Fire destroyed the Ilwaco Volunteer Fire Department building Thursday night, along with just about everything inside.
No one knows for sure how the fire started, but Chief Tom Williams said he suspects it was an electrical fire in the old building's wiring that sparked the blaze and set off the fire alarm.
The building was built in 1947, and an addition was constructed in the 1980s. Besides the fire department, it also housed the Red Cross office, a meeting hall and the Ilwaco City Council chambers.
It is a total loss, Williams said, estimating the loss at about $2 million. He said the fire department building was insured by the city of Ilwaco.No one was in the building when the alarm went off about 11:06 p.m., Williams said. He was alerted by Pacific County Dispatch and immediately called for mutual aid from the Chinook, Long Beach and Fire District 1 fire departments.

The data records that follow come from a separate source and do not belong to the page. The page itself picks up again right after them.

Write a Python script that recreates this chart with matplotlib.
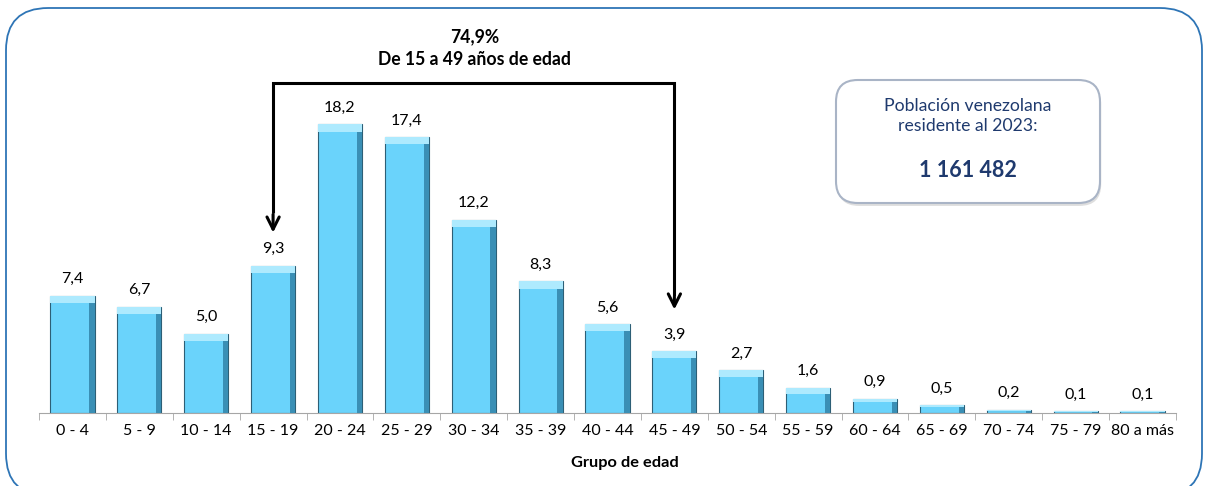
import matplotlib
matplotlib.use("Agg")
import matplotlib.pyplot as plt
import numpy as np
from matplotlib.patches import FancyBboxPatch

plt.rcParams['font.family'] = ['Lato', 'DejaVu Sans']

grupos = ["0 - 4", "5 - 9", "10 - 14", "15 - 19", "20 - 24", "25 - 29", "30 - 34",
          "35 - 39", "40 - 44", "45 - 49", "50 - 54", "55 - 59", "60 - 64",
          "65 - 69", "70 - 74", "75 - 79", "80 a más"]
porcentaje = [7.4, 6.7, 5.0, 9.3, 18.2, 17.4, 12.2, 8.3, 5.6, 3.9, 2.7, 1.6, 0.9,
              0.5, 0.2, 0.1, 0.1]
titulo = "74,9%\nDe 15 a 49 años de edad"
caja_texto = "Población venezolana\nresidente al 2023:"
total = "1 161 482"

fig = plt.figure(figsize=(12.06, 4.86), dpi=100)
asp = 1206/486

# outer rounded frame
frame = FancyBboxPatch((6/1206, -0.02), 1196/1206, 1 - 8/486 + 0.02,
                       boxstyle="round,pad=0,rounding_size=0.035",
                       transform=fig.transFigure, facecolor='none',
                       edgecolor='#2e75b6', linewidth=1.3, mutation_aspect=asp,
                       zorder=-1)
fig.patches.append(frame)

ax = fig.add_axes([39/1206, 73/486, 1137/1206, 333/486])
ax.patch.set_alpha(0)

x = np.arange(len(grupos))
vals = np.array(porcentaje)
w = 0.66
ax.bar(x, vals, width=w, color='#6ad3fb', edgecolor='#2d5f76', linewidth=0.8, zorder=2)
# bevel: darker right side and lighter top
ax.bar(x + w/2 - 0.04, vals, width=0.08, color='#3a8fb5', linewidth=0, zorder=3)
cap = np.minimum(0.45, vals * 0.25)
ax.bar(x, cap, bottom=vals - cap, width=w, color='#aeeafe', linewidth=0, zorder=3)

for xi, v in zip(x, vals):
    ax.text(xi, v + 0.6, f"{v:.1f}".replace('.', ','), ha='center', va='bottom',
            fontsize=11.5, color='black')

ax.set_xlim(-0.5, len(grupos) - 0.5)
ax.set_ylim(0, 21)
for s in ['top', 'right', 'left']:
    ax.spines[s].set_visible(False)
ax.spines['bottom'].set_color('#a6a6a6')
ax.set_yticks([])
ax.set_xticks(x)
ax.set_xticklabels(grupos, fontsize=11.5)
ax.tick_params(axis='x', which='major', length=0, pad=8)
ax.set_xticks(np.arange(-0.5, len(grupos), 1), minor=True)
ax.tick_params(axis='x', which='minor', length=5, color='#a6a6a6')
fig.text(625/1206, 1 - 463/486, "Grupo de edad", ha='center', va='center',
         fontsize=11.8, fontweight='bold')

# bracket 15-49 (centre of first and last group)
i0, i1 = grupos.index("15 - 19"), grupos.index("45 - 49")
ytop = 20.8
ax.plot([i0, i0, i1, i1], [12.6, ytop, ytop, 7.4], color='black', lw=2.2,
        clip_on=False, solid_capstyle='butt', solid_joinstyle='miter', zorder=4)
ax.annotate("", xy=(i0, 11.2), xytext=(i0, 12.7),
            arrowprops=dict(arrowstyle='->', lw=2.2, color='black', mutation_scale=22),
            annotation_clip=False)
ax.annotate("", xy=(i1, 6.35), xytext=(i1, 7.5),
            arrowprops=dict(arrowstyle='->', lw=2.2, color='black', mutation_scale=22),
            annotation_clip=False)
fig.text(475/1206, 1 - 48/486, titulo, ha='center', va='center', fontsize=12.7,
         fontweight='bold', linespacing=1.4)

# info box with shadow
bx, by, bw, bh = 836/1206, 1 - 203/486, 264/1206, 123/486
shadow = FancyBboxPatch((bx + 0.001, by - 0.006), bw, bh,
                        boxstyle="round,pad=0,rounding_size=0.018",
                        transform=fig.transFigure, facecolor='#d0d0d0',
                        edgecolor='none', mutation_aspect=asp, alpha=0.7)
box = FancyBboxPatch((bx, by), bw, bh, boxstyle="round,pad=0,rounding_size=0.018",
                     transform=fig.transFigure, facecolor='white',
                     edgecolor='#a9b4c6', linewidth=1.5, mutation_aspect=asp)
fig.patches.append(shadow)
fig.patches.append(box)
fig.text(968/1206, 1 - 116/486, caja_texto, ha='center', va='center', fontsize=12.7,
         color='#1f3a6e', linespacing=1.35)
fig.text(968/1206, 1 - 170/486, total, ha='center', va='center', fontsize=15.5,
         fontweight='bold', color='#1f3a6e')

fig.savefig("out.png", dpi=100)
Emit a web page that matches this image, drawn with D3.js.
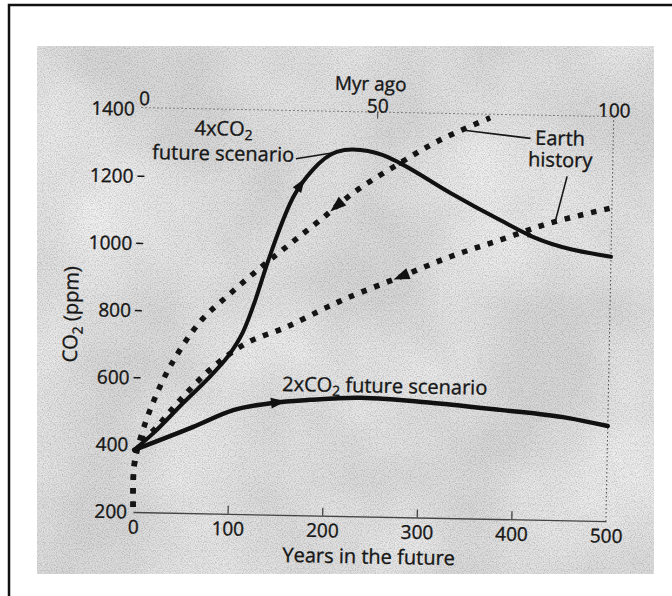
<!DOCTYPE html>
<html>
<head>
<meta charset="utf-8">
<script src="https://cdn.jsdelivr.net/npm/d3@7"></script>
<style>
  body { margin: 0; background: #fff; }
  svg { display: block; font-family: "Open Sans", sans-serif; font-weight: 500; }
  svg text { stroke: #161616; stroke-width: 0.35px; }
</style>
</head>
<body>
<div id="chart"></div>
<script>
// values
var years4x = [0, 20, 50, 82, 100, 113, 125, 137, 163, 183, 208, 225, 257, 275, 329, 382, 417, 500];
var co2_4x  = [385, 436, 525, 618, 680, 745, 838, 949, 1147, 1229, 1284, 1292, 1277, 1254, 1168, 1090, 1042, 987];

var years2x = [0, 62, 104, 146, 185, 238, 315, 386, 457, 500];
var co2_2x  = [385, 457, 509, 533, 544, 553, 542, 525, 505, 483];

// Earth history, Myr ago (top axis)
var myrUpper = [0, 0, 0.8, 3.2, 7.2, 13.4, 19.6, 25.9, 32.1, 38.4, 45.2, 55, 63.4, 73.9];
var co2Upper = [215, 325, 394, 505, 634, 770, 855, 934, 1007, 1080, 1162, 1254, 1325, 1394];
var myrLower = [0, 0, 0.8, 4.7, 9.5, 16.3, 23.4, 31.8, 40.2, 45, 55.5, 66, 76.5, 87, 100];
var co2Lower = [215, 325, 394, 455, 536, 636, 710, 760, 821, 853, 915, 978, 1031, 1084, 1133];

var yTicks = [200, 400, 600, 800, 1000, 1200, 1400];
var dashTicks = [600, 800, 1000, 1200];
var xTicks = [0, 100, 200, 300, 400, 500];
var topTicks = [0, 50, 100];

var width = 672, height = 596;
var ink = "#161616";

var svg = d3.select("#chart").append("svg")
    .attr("width", width)
    .attr("height", height);

// scan look
var defs = svg.append("defs");
var grain = defs.append("filter").attr("id", "grain")
    .attr("x", 0).attr("y", 0).attr("width", "100%").attr("height", "100%");
grain.append("feTurbulence").attr("type", "fractalNoise")
    .attr("baseFrequency", 0.85).attr("numOctaves", 2).attr("seed", 7);
grain.append("feColorMatrix").attr("type", "matrix")
    .attr("values", "0 0 0 0 0  0 0 0 0 0  0 0 0 0 0  0.4 0 0 0 -0.16");
var blot = defs.append("filter").attr("id", "blot")
    .attr("x", 0).attr("y", 0).attr("width", "100%").attr("height", "100%");
blot.append("feTurbulence").attr("type", "fractalNoise")
    .attr("baseFrequency", 0.007).attr("numOctaves", 3).attr("seed", 3);
blot.append("feColorMatrix").attr("type", "matrix")
    .attr("values", "0 0 0 0 1  0 0 0 0 1  0 0 0 0 1  1.1 0 0 0 -0.35");

svg.append("rect")
    .attr("x", 37).attr("y", 46).attr("width", 617).attr("height", 528)
    .attr("fill", "#d8d8d8");
svg.append("rect")
    .attr("x", 37).attr("y", 46).attr("width", 617).attr("height", 528)
    .attr("filter", "url(#blot)");
svg.append("rect")
    .attr("x", 37).attr("y", 46).attr("width", 617).attr("height", 528)
    .attr("filter", "url(#grain)");

// frame of the page
svg.append("rect")
    .attr("x", 9).attr("y", 5).attr("width", 700).attr("height", 700)
    .attr("fill", "none").attr("stroke", "#111").attr("stroke-width", 2.5);

// the scanned figure sits slightly rotated
var g = svg.append("g").attr("transform", "rotate(1.1,133,512)");

var x = d3.scaleLinear().domain([0, 500]).range([133, 606]);
var xTop = d3.scaleLinear().domain([0, 100]).range([133, 606]);
var y = d3.scaleLinear().domain([200, 1400]).range([512, 109]);
var topY = y(1406);

// bottom axis
var xAxis = d3.axisBottom(x).tickValues(xTicks).tickSize(-8).tickSizeOuter(0).tickPadding(8);
var gx = g.append("g").attr("transform", "translate(0," + y(200) + ")").call(xAxis);
gx.attr("font-size", null).attr("font-family", null);
gx.select(".domain").attr("stroke", "#444").attr("stroke-width", 1.3);
gx.selectAll(".tick line").attr("stroke", "#444").attr("stroke-width", 1.3)
    .attr("opacity", function(d) { return d === 0 || d === 500 ? 0 : 1; });
gx.selectAll(".tick text").attr("font-size", 19).attr("fill", ink);

// left axis
var yAxis = d3.axisLeft(y).tickValues(yTicks).tickFormat(d3.format("d")).tickSize(0).tickPadding(6);
var gy = g.append("g").attr("transform", "translate(" + x(0) + ",0)").call(yAxis);
gy.attr("font-size", null).attr("font-family", null);
gy.select(".domain").remove();
gy.selectAll(".tick text").attr("font-size", 19).attr("fill", ink);
g.selectAll(".dash")
    .data(dashTicks)
    .enter()
    .append("line")
    .attr("class", "dash")
    .attr("x1", x(0) - 2).attr("x2", x(0) + 5)
    .attr("y1", function(d) { return y(d); })
    .attr("y2", function(d) { return y(d); })
    .attr("stroke", ink).attr("stroke-width", 1.5);

// top axis (Myr ago)
var topAxis = d3.axisTop(xTop).tickValues(topTicks).tickSize(-7).tickSizeOuter(0).tickPadding(-1);
var gt = g.append("g").attr("transform", "translate(0," + topY + ")").call(topAxis);
gt.attr("font-size", null).attr("font-family", null);
gt.select(".domain").attr("stroke", "#666").attr("stroke-width", 1).attr("stroke-dasharray", "1.5,2.5");
gt.selectAll(".tick line").attr("stroke", "#555").attr("stroke-width", 1.2)
    .attr("opacity", function(d) { return d === 50 ? 1 : 0; });
gt.selectAll(".tick text").attr("font-size", 19).attr("fill", ink)
    .attr("dx", function(d) { return d === 0 ? 3 : 0; })
    .attr("dy", function(d) { return d === 0 ? -3 : 0; });

// right edge
g.append("line")
    .attr("x1", x(500)).attr("x2", x(500))
    .attr("y1", topY).attr("y2", y(200))
    .attr("stroke", "#555").attr("stroke-width", 1.1).attr("stroke-dasharray", "1.5,2.5");

// axis titles
g.append("text")
    .attr("x", xTop(48.5)).attr("y", topY - 21)
    .attr("text-anchor", "middle").attr("font-size", 19).attr("fill", ink)
    .text("Myr ago");

g.append("text")
    .attr("x", x(250)).attr("y", 559)
    .attr("text-anchor", "middle").attr("font-size", 20).attr("fill", ink)
    .text("Years in the future");

var yt = g.append("text")
    .attr("transform", "translate(74," + y(785) + ") rotate(-90)")
    .attr("text-anchor", "middle").attr("font-size", 20).attr("fill", ink);
yt.append("tspan").text("CO");
yt.append("tspan").attr("font-size", 14).attr("dy", 5).text("2");
yt.append("tspan").attr("dy", -5).text(" (ppm)");

// curves
function curveLine(sx, curve) {
    return d3.line()
        .x(function(d) { return sx(d[0]); })
        .y(function(d) { return y(d[1]); })
        .curve(curve);
}

var upper = g.append("path")
    .datum(d3.zip(myrUpper, co2Upper))
    .attr("d", curveLine(xTop, d3.curveCatmullRom.alpha(0.5)))
    .attr("fill", "none").attr("stroke", "#141414")
    .attr("stroke-width", 5.5).attr("stroke-dasharray", "5.5,8");

var lower = g.append("path")
    .datum(d3.zip(myrLower, co2Lower))
    .attr("d", curveLine(xTop, d3.curveCatmullRom.alpha(0.5)))
    .attr("fill", "none").attr("stroke", "#141414")
    .attr("stroke-width", 5.5).attr("stroke-dasharray", "5.5,8");

var line4x = g.append("path")
    .datum(d3.zip(years4x, co2_4x))
    .attr("d", curveLine(x, d3.curveMonotoneX))
    .attr("fill", "none").attr("stroke", "#111")
    .attr("stroke-width", 4).attr("stroke-linecap", "round");

var line2x = g.append("path")
    .datum(d3.zip(years2x, co2_2x))
    .attr("d", curveLine(x, d3.curveMonotoneX))
    .attr("fill", "none").attr("stroke", "#111")
    .attr("stroke-width", 4.5).attr("stroke-linecap", "round");

// arrowheads along the curves
function arrowAt(path, px, back, size) {
    var node = path.node(), len = node.getTotalLength();
    var lo = 0, hi = len;
    for (var i = 0; i < 30; i++) {
        var mid = (lo + hi) / 2;
        if (node.getPointAtLength(mid).x < px) lo = mid; else hi = mid;
    }
    var p = node.getPointAtLength(lo);
    var q = node.getPointAtLength(Math.min(len, lo + 2));
    var r = node.getPointAtLength(Math.max(0, lo - 2));
    var a = Math.atan2(q.y - r.y, q.x - r.x) * 180 / Math.PI;
    if (back) a += 180;
    g.append("path")
        .attr("d", "M" + (size * 0.6) + ",0L" + (-size * 0.4) + "," + (-size * 0.36) +
            "L" + (-size * 0.4) + "," + (size * 0.36) + "Z")
        .attr("transform", "translate(" + p.x + "," + p.y + ") rotate(" + a + ")")
        .attr("fill", "#111");
}

arrowAt(line4x, x(170), false, 14);
arrowAt(line4x, x(278), false, 8);
arrowAt(line4x, x(415), false, 8);
arrowAt(line2x, x(150), false, 15);
arrowAt(upper, xTop(42), true, 16);
arrowAt(lower, xTop(56), true, 16);

// annotations
var a4 = g.append("text")
    .attr("x", x(88)).attr("y", y(1326))
    .attr("text-anchor", "middle").attr("font-size", 20).attr("fill", ink);
a4.append("tspan").text("4xCO");
a4.append("tspan").attr("font-size", 14).attr("dy", 4).text("2");

g.append("text")
    .attr("x", x(88)).attr("y", y(1252))
    .attr("text-anchor", "middle").attr("font-size", 20).attr("fill", ink)
    .text("future scenario");

g.append("line")
    .attr("x1", x(165)).attr("y1", y(1261))
    .attr("x2", x(216)).attr("y2", y(1287))
    .attr("stroke", ink).attr("stroke-width", 1.6);

var a2 = g.append("text")
    .attr("x", x(155)).attr("y", y(569))
    .attr("font-size", 20).attr("fill", ink);
a2.append("tspan").text("2xCO");
a2.append("tspan").attr("font-size", 14).attr("dy", 4).text("2");
a2.append("tspan").attr("dy", -4).text(" future scenario");

g.append("text")
    .attr("x", xTop(83.5)).attr("y", y(1316))
    .attr("font-size", 20).attr("fill", ink)
    .text("Earth");
g.append("text")
    .attr("x", xTop(82.1)).attr("y", y(1252))
    .attr("font-size", 20).attr("fill", ink)
    .text("history");

g.append("line")
    .attr("x1", xTop(82.5)).attr("y1", y(1335))
    .attr("x2", xTop(68)).attr("y2", y(1356))
    .attr("stroke", ink).attr("stroke-width", 1.6);
g.append("line")
    .attr("x1", xTop(90.4)).attr("y1", y(1224))
    .attr("x2", xTop(88)).attr("y2", y(1085))
    .attr("stroke", ink).attr("stroke-width", 1.6);
</script>
</body>
</html>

In the meantime, a couple of firefighters who live nearby were able to get one fire engine and one brush truck out. Two other fire engines, a Seagraves and a Ford La France, were destroyed, along with an ambulance, a mobile cascade system in the bed of a four-wheel drive truck and all of the fire department's turn-out gear and self-contained breathing apparatus equipment. Even the little robotic truck used in parades and for fire education burned, Chief Williams said. "Most of our stuff is replaceable, except for the antique truck," Williams said sadly, "and all the old pictures are gone." The files containing the history of the department also burned, he said, but luckily the original hand pumper had already been donated to the Ilwaco Heritage Museum.
However, it could have been worse, he said, if people had gotten hurt. That didn't happen. None of the firefighters who fought the blaze were injured. The fire was finally put out around 4 a.m. today. What's next? "We'll move the saved trucks to the city shops until we figure out what to do," Chief Williams said.